Contract adherence analytics reframes enforcement from reactive claims management to ongoing assurance that agreements are operating as intended.
Why Issues Are Discovered After Payment, Not Before
If PPA invoice issues are so common, why do they so often surface after payment?
The answer isn’t negligence. It’s structure.
Several systemic factors push discovery downstream:
Settlement timing
By the time data are finalized, invoice payment is already in motion.
Lack of early alerts
Without signals tied to performance and contract logic, discrepancies remain invisible until they appear (sometimes) in post-mortem analysis.
Fragmented ownership
Finance owns payment. Energy teams own performance. Legal owns contracts. Sustainability owns EACs. No single function owns end-to-end correctness.
The result is a familiar pattern: confidence at approval, discomfort at review, and defensiveness during explanation.
How Leading Teams Think About Invoice and Contract Risk Differently
Organizations with mature PPA portfolio management don’t eliminate complexity. They surface it earlier.
At a high level, these teams share several characteristics:
- Validation happens before payment, not as a post-settlement audit
- Performance is evaluated against contract logic, not just operational metrics
- Claimable events are identified early, while remediation is still practical
- All teams involved share visibility, rather than passing issues downstream
This isn’t about adding process. It’s about aligning financial outcomes with contractual intent continuously.
Energy Billing Validation as an Executive Governance Signal
When organizations struggle to explain settlement outcomes, several questions naturally follow:
- Where is accountability for contract enforcement?
- How confident are we in reported financials tied to long-term agreements?
- What risks are we carrying that won’t surface until audit or renewal?
- Are we relying too heavily on counterparties to self-report correctness?
The financial impact is often invisible at the executive level precisely because it doesn’t show up as a single dramatic failure.

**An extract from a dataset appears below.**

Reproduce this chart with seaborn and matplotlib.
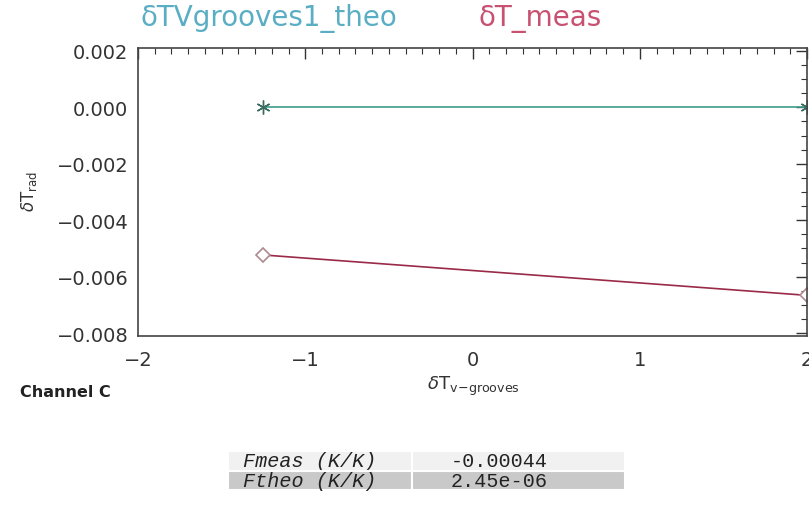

It appears as:
- Unexplained accrual adjustments
- Repeated true-ups
- Post-period corrections
- Low-confidence answers in board or audit settings
Over time, this erodes trust, not just in the numbers, but in the organization’s ability to govern complex commercial relationships.
Energy billing validation, settlements, and contract adherence are therefore not operational details. They are indicators of how well the organization controls risk in one of its most material long-term commitments.
Assessing Your Exposure to Energy Billing Validation and Contract Risk
If invoice discrepancies, settlement questions, or contract debates feel like recurring surprises, it’s often because exposure is accumulating outside the line of sight until it becomes unavoidable.
Key signals of unseen risk include:
- Confidence based on settlement completion rather than validation
- Heavy reliance on counterparties for correctness
- Discovery of issues only after payment or audit
- Difficulty explaining variance drivers across teams
Understanding where value loss could occur is the first step toward improving energy billing validation.